### Dataset content:

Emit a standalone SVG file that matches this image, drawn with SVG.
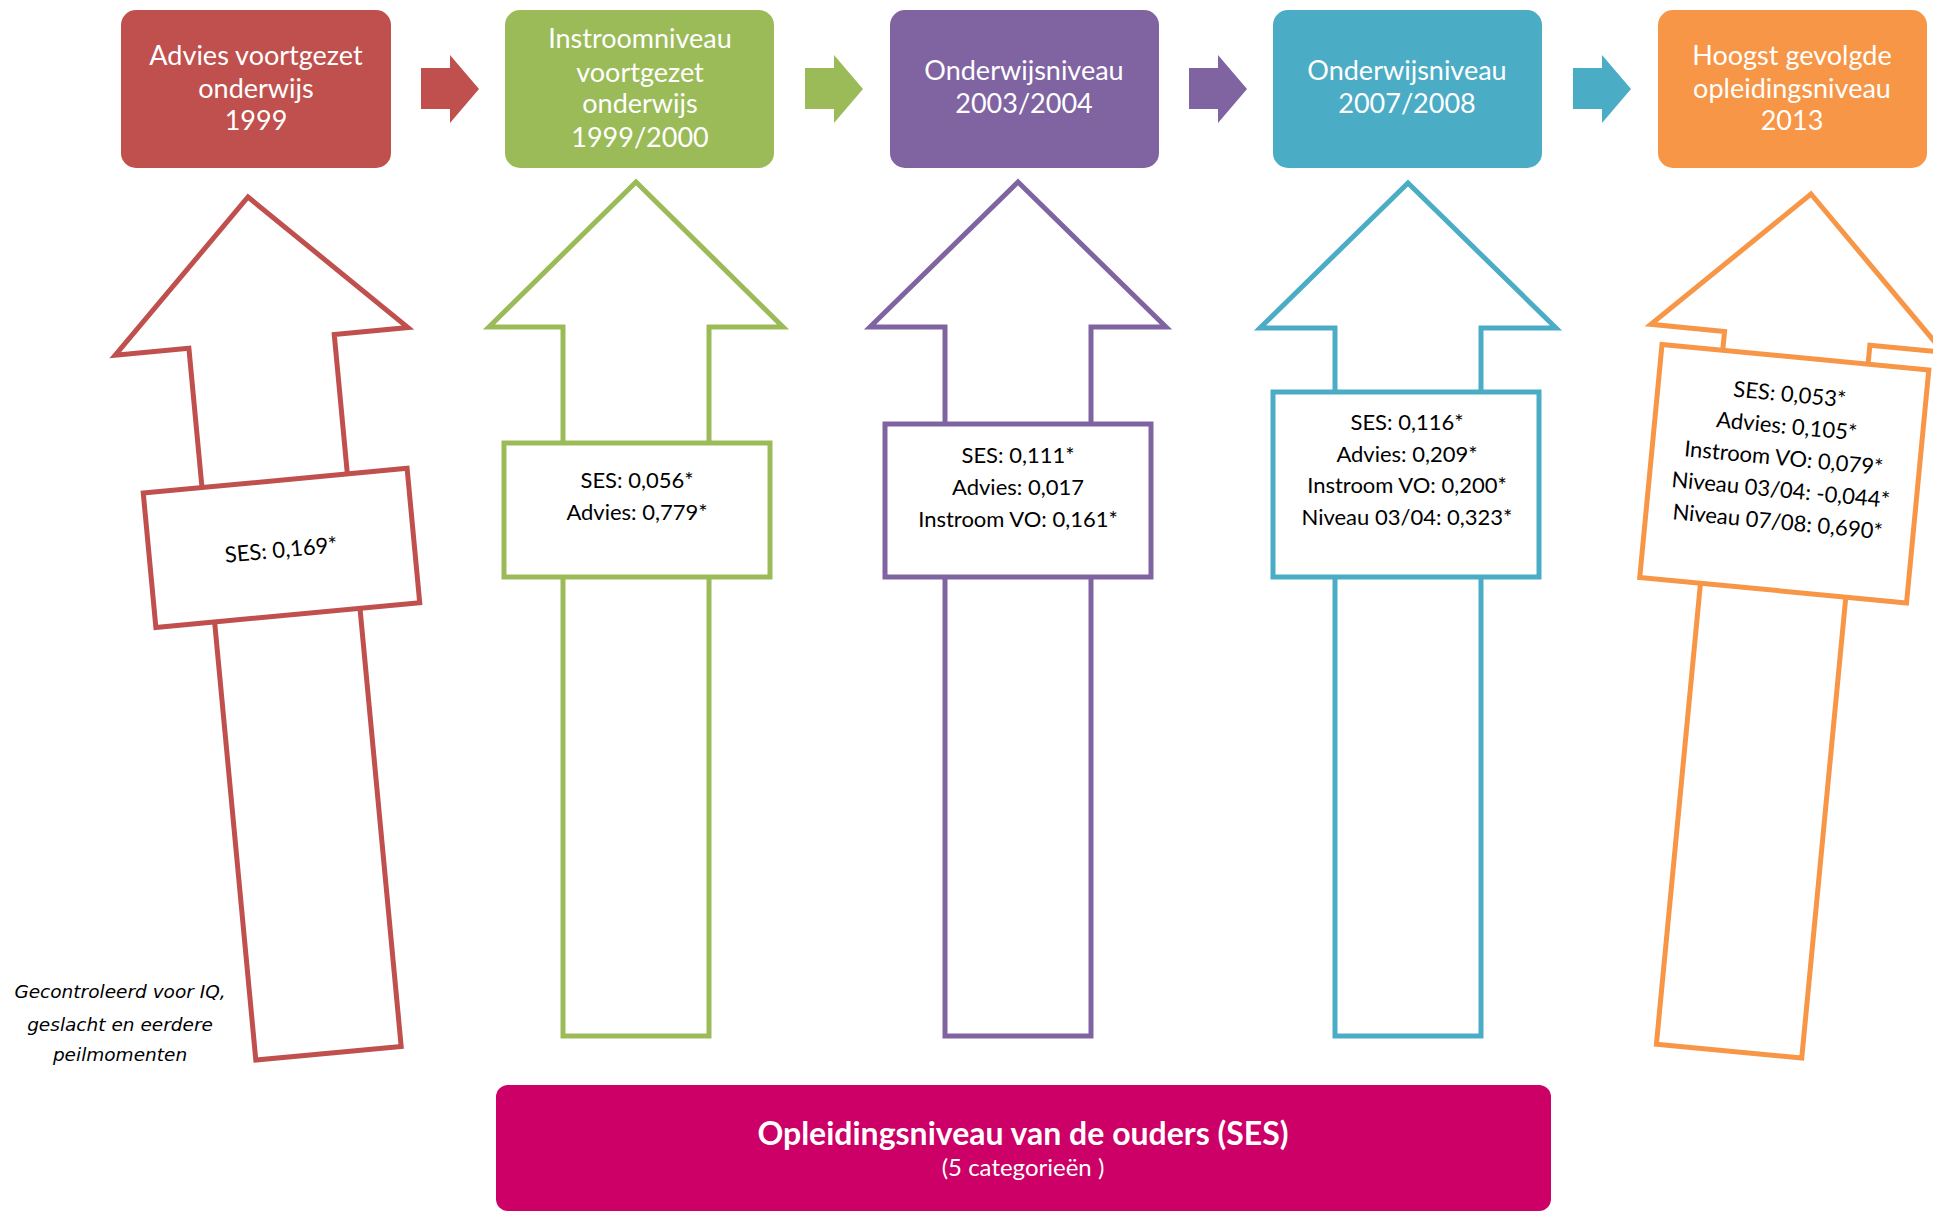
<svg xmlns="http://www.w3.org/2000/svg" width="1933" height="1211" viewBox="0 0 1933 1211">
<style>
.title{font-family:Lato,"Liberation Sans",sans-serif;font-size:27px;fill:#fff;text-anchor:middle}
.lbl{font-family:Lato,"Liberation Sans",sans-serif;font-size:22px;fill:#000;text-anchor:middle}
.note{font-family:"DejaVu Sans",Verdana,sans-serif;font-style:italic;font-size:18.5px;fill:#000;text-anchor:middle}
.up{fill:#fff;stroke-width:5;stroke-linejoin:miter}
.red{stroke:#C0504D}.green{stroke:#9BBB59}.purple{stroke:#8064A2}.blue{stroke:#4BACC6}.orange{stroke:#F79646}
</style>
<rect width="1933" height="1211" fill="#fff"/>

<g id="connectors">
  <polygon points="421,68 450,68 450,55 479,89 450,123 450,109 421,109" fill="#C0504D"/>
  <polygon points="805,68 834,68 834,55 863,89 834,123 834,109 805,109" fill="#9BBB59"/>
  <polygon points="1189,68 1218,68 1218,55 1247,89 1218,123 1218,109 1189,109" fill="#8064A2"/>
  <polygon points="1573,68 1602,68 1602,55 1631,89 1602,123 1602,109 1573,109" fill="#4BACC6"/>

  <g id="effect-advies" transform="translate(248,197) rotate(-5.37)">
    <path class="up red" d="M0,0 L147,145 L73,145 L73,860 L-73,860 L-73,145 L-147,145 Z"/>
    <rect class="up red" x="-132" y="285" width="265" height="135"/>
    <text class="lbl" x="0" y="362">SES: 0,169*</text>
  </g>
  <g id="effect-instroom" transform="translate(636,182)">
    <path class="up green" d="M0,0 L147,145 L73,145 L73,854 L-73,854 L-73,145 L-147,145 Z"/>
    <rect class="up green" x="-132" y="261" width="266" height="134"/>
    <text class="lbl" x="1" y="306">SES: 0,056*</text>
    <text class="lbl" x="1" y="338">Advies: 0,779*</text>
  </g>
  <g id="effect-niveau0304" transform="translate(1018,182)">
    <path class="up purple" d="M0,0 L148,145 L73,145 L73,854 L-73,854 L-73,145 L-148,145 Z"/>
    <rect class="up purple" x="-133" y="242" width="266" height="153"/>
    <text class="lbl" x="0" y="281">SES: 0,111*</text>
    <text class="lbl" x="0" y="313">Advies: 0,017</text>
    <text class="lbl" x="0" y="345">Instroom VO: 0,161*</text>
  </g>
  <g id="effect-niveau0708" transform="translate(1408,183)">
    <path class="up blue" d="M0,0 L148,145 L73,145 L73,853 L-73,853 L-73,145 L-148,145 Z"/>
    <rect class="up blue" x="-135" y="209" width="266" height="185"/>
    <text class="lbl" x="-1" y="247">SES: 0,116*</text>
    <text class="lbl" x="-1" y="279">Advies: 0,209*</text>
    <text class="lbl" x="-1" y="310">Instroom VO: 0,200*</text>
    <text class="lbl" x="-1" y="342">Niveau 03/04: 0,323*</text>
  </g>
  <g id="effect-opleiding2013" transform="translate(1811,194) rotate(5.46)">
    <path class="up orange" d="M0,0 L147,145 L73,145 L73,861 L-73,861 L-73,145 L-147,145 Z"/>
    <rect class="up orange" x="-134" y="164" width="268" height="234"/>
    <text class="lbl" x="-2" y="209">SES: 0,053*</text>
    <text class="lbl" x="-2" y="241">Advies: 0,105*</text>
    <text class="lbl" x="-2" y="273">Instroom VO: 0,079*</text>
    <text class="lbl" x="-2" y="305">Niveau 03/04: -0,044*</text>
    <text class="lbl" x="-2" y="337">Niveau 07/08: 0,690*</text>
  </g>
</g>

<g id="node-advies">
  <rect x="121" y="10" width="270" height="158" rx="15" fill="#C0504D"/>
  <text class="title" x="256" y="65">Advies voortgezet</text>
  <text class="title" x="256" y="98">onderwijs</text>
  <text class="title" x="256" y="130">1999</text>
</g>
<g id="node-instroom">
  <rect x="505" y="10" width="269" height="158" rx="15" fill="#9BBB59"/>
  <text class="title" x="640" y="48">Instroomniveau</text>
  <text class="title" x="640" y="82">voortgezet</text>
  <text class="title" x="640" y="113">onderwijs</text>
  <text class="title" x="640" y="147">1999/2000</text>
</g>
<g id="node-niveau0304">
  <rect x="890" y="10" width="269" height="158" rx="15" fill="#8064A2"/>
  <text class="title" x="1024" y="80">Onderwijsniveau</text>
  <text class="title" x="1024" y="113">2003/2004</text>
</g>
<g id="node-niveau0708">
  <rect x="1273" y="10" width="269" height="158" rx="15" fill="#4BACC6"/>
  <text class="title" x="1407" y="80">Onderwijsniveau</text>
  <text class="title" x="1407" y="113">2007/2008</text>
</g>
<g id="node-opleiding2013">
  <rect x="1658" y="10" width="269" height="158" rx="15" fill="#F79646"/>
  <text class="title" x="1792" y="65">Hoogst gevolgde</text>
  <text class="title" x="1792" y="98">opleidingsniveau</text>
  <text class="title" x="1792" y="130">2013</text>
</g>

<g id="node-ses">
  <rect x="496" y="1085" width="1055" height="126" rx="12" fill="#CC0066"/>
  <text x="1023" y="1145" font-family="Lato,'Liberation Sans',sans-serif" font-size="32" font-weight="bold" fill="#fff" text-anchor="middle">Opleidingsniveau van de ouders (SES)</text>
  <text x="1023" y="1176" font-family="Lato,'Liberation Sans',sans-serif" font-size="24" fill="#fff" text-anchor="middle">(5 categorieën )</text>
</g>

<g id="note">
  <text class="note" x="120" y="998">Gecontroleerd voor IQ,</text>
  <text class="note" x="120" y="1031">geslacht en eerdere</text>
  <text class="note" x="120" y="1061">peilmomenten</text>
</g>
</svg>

### Directions for this task:
Write out the full listing verbatim, excluding its pictures.

### Final result:
Emit a standalone SVG file that matches this image, drawn with SVG.
<svg xmlns="http://www.w3.org/2000/svg" width="1933" height="1211" viewBox="0 0 1933 1211">
<style>
.title{font-family:Lato,"Liberation Sans",sans-serif;font-size:27px;fill:#fff;text-anchor:middle}
.lbl{font-family:Lato,"Liberation Sans",sans-serif;font-size:22px;fill:#000;text-anchor:middle}
.note{font-family:"DejaVu Sans",Verdana,sans-serif;font-style:italic;font-size:18.5px;fill:#000;text-anchor:middle}
.up{fill:#fff;stroke-width:5;stroke-linejoin:miter}
.red{stroke:#C0504D}.green{stroke:#9BBB59}.purple{stroke:#8064A2}.blue{stroke:#4BACC6}.orange{stroke:#F79646}
</style>
<rect width="1933" height="1211" fill="#fff"/>

<g id="connectors">
  <polygon points="421,68 450,68 450,55 479,89 450,123 450,109 421,109" fill="#C0504D"/>
  <polygon points="805,68 834,68 834,55 863,89 834,123 834,109 805,109" fill="#9BBB59"/>
  <polygon points="1189,68 1218,68 1218,55 1247,89 1218,123 1218,109 1189,109" fill="#8064A2"/>
  <polygon points="1573,68 1602,68 1602,55 1631,89 1602,123 1602,109 1573,109" fill="#4BACC6"/>

  <g id="effect-advies" transform="translate(248,197) rotate(-5.37)">
    <path class="up red" d="M0,0 L147,145 L73,145 L73,860 L-73,860 L-73,145 L-147,145 Z"/>
    <rect class="up red" x="-132" y="285" width="265" height="135"/>
    <text class="lbl" x="0" y="362">SES: 0,169*</text>
  </g>
  <g id="effect-instroom" transform="translate(636,182)">
    <path class="up green" d="M0,0 L147,145 L73,145 L73,854 L-73,854 L-73,145 L-147,145 Z"/>
    <rect class="up green" x="-132" y="261" width="266" height="134"/>
    <text class="lbl" x="1" y="306">SES: 0,056*</text>
    <text class="lbl" x="1" y="338">Advies: 0,779*</text>
  </g>
  <g id="effect-niveau0304" transform="translate(1018,182)">
    <path class="up purple" d="M0,0 L148,145 L73,145 L73,854 L-73,854 L-73,145 L-148,145 Z"/>
    <rect class="up purple" x="-133" y="242" width="266" height="153"/>
    <text class="lbl" x="0" y="281">SES: 0,111*</text>
    <text class="lbl" x="0" y="313">Advies: 0,017</text>
    <text class="lbl" x="0" y="345">Instroom VO: 0,161*</text>
  </g>
  <g id="effect-niveau0708" transform="translate(1408,183)">
    <path class="up blue" d="M0,0 L148,145 L73,145 L73,853 L-73,853 L-73,145 L-148,145 Z"/>
    <rect class="up blue" x="-135" y="209" width="266" height="185"/>
    <text class="lbl" x="-1" y="247">SES: 0,116*</text>
    <text class="lbl" x="-1" y="279">Advies: 0,209*</text>
    <text class="lbl" x="-1" y="310">Instroom VO: 0,200*</text>
    <text class="lbl" x="-1" y="342">Niveau 03/04: 0,323*</text>
  </g>
  <g id="effect-opleiding2013" transform="translate(1811,194) rotate(5.46)">
    <path class="up orange" d="M0,0 L147,145 L73,145 L73,861 L-73,861 L-73,145 L-147,145 Z"/>
    <rect class="up orange" x="-134" y="164" width="268" height="234"/>
    <text class="lbl" x="-2" y="209">SES: 0,053*</text>
    <text class="lbl" x="-2" y="241">Advies: 0,105*</text>
    <text class="lbl" x="-2" y="273">Instroom VO: 0,079*</text>
    <text class="lbl" x="-2" y="305">Niveau 03/04: -0,044*</text>
    <text class="lbl" x="-2" y="337">Niveau 07/08: 0,690*</text>
  </g>
</g>

<g id="node-advies">
  <rect x="121" y="10" width="270" height="158" rx="15" fill="#C0504D"/>
  <text class="title" x="256" y="65">Advies voortgezet</text>
  <text class="title" x="256" y="98">onderwijs</text>
  <text class="title" x="256" y="130">1999</text>
</g>
<g id="node-instroom">
  <rect x="505" y="10" width="269" height="158" rx="15" fill="#9BBB59"/>
  <text class="title" x="640" y="48">Instroomniveau</text>
  <text class="title" x="640" y="82">voortgezet</text>
  <text class="title" x="640" y="113">onderwijs</text>
  <text class="title" x="640" y="147">1999/2000</text>
</g>
<g id="node-niveau0304">
  <rect x="890" y="10" width="269" height="158" rx="15" fill="#8064A2"/>
  <text class="title" x="1024" y="80">Onderwijsniveau</text>
  <text class="title" x="1024" y="113">2003/2004</text>
</g>
<g id="node-niveau0708">
  <rect x="1273" y="10" width="269" height="158" rx="15" fill="#4BACC6"/>
  <text class="title" x="1407" y="80">Onderwijsniveau</text>
  <text class="title" x="1407" y="113">2007/2008</text>
</g>
<g id="node-opleiding2013">
  <rect x="1658" y="10" width="269" height="158" rx="15" fill="#F79646"/>
  <text class="title" x="1792" y="65">Hoogst gevolgde</text>
  <text class="title" x="1792" y="98">opleidingsniveau</text>
  <text class="title" x="1792" y="130">2013</text>
</g>

<g id="node-ses">
  <rect x="496" y="1085" width="1055" height="126" rx="12" fill="#CC0066"/>
  <text x="1023" y="1145" font-family="Lato,'Liberation Sans',sans-serif" font-size="32" font-weight="bold" fill="#fff" text-anchor="middle">Opleidingsniveau van de ouders (SES)</text>
  <text x="1023" y="1176" font-family="Lato,'Liberation Sans',sans-serif" font-size="24" fill="#fff" text-anchor="middle">(5 categorieën )</text>
</g>

<g id="note">
  <text class="note" x="120" y="998">Gecontroleerd voor IQ,</text>
  <text class="note" x="120" y="1031">geslacht en eerdere</text>
  <text class="note" x="120" y="1061">peilmomenten</text>
</g>
</svg>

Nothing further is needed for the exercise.